I think this comment from Karl-Johan answers that question: "The origin of the
fault seems to be that the "X86 DAG->DAG Instruction Selection" pass don't
always know where to insert debug values and then seems to insert them in the
beginning of the basic block."

Without much knowledge about rustc our conclusion was that it is the
instruction selection that transforms IR like this:
  %a = ...
  dbg.value( "x[0] is in %a" )
  %b = ...
  dbg.value( "x[1] is in %b" )
  %c = ...
  dbg.value( "x[2] is in %c" )
into
  DBG_VALUE( "x[0] is in %vrega" )
  DBG_VALUE( "x[1] is in %vregb" )
  DBG_VALUE( "x[2] is in %vregc" )
  %vrega = instr1
  %vregb = instr2
  %vregc = instr3

When the DBG_VALUE instructions are referring to a virtual register that isn't
defined yet the backend it will be mapped to incorrect slot index ranges during
register allocation (and live debug variable analysis).

If for example the register allocator is reusing the same physical register
(ecx) for all those virtual register we end up with something like this after
register allocation etc:
  DBG_VALUE( "x[0] is in %rcx" )
  DBG_VALUE( "x[1] is in %rcx" )
  DBG_VALUE( "x[2] is in %rcx" )
  %rcx = instr1
  DBG_VALUE( "x[0] is in %rcx" )
  DBG_VALUE( "x[1] is in %rcx" )
  DBG_VALUE( "x[2] is in %rcx" )
  %rcx = instr2
  DBG_VALUE( "x[0] is in %rcx" )
  DBG_VALUE( "x[1] is in %rcx" )
  DBG_VALUE( "x[2] is in %rcx" )
  %rcx = instr3
  DBG_VALUE( "x[0] is in %rcx" )
  DBG_VALUE( "x[1] is in %rcx" )
  DBG_VALUE( "x[2] is in %rcx" )

If stepping in the debugger it will look like x[0]==x[1]==x[2]==%rcx, but that
is not really true.

The correct code after ISel for my example above should be
  %vrega = instr1
  DBG_VALUE( "x[0] is in %vrega" )
  %vregb = instr2
  DBG_VALUE( "x[1] is in %vregb" )
  %vregc = instr3
  DBG_VALUE( "x[2] is in %vregc" )
and that would result in code like this after register allocation etc:
  %rcx = instr1
  DBG_VALUE( "x[0] is in %rcx" )
  %rcx = instr2
  DBG_VALUE( "x[1] is in %rcx" )
  %rcx = instr3
  DBG_VALUE( "x[2] is in %rcx" )

As seen above the amount of DBG_VALUE instructions increase after register
allocation when the DBG_VALUE instructions are scheduled before the live range
of the virtual register that it is associated with.
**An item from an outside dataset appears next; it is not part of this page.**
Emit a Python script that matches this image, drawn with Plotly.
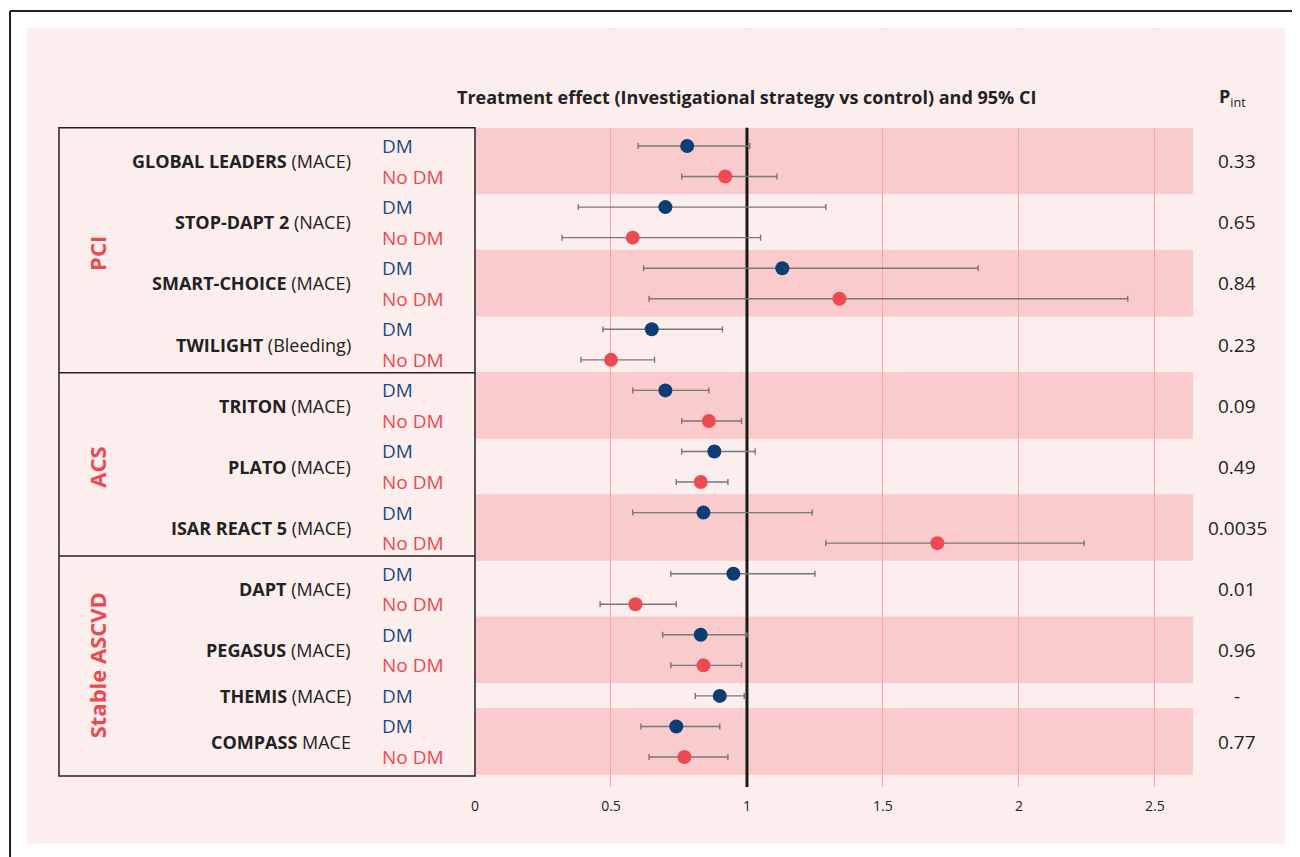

In your example with "slow
bytecode" we ended up with lots of DBG_VALUE instructions which slowed down the
last passes in the compiler. Most of those DBG_VALUE instructions were faulty,
in the sense that they would give incorrect information to the debugger.

One solution is to fix the fault in ISel. Another solution could be too try to
discard this kind of faulty DBG_VALUE instructions (with use before def of a
virtual register) before register allocation. The latter solution could avoid
faulty values when debugging (instead you'll get <optimized out>), and it could
help out to avoid the slow down when compiling. However, fixing the ISel would
be needed to also get richer (and still correct) debug information.
I actually think that we should try to implement both solutions. Both
correcting ISel and also making the later passes more robust to bad input.

PS. I hope the kind of pseudo-code I used above is possible to understand.

Regards,
Björn (co-worker to Karl-Johan who will be on vacation for a few days)
Quuxplusone commented 6 years ago

Ok sounds good to me, thanks for the info! If y'all need anything else from our end please just let me know!

Quuxplusone commented 6 years ago

I don't think we can block the 6.0 release on this.

Quuxplusone commented 6 years ago
Here is a proposal patch to let LiveDebugVariables discard DBG_VALUE
instructions that otherwise could result in faulty debug information being
generated:
  https://reviews.llvm.org/D43956
Quuxplusone commented 6 years ago

Ok I've now also confirmed that the https://reviews.llvm.org/D43956 fixes the issue on our end as well, thanks so much Bjorn!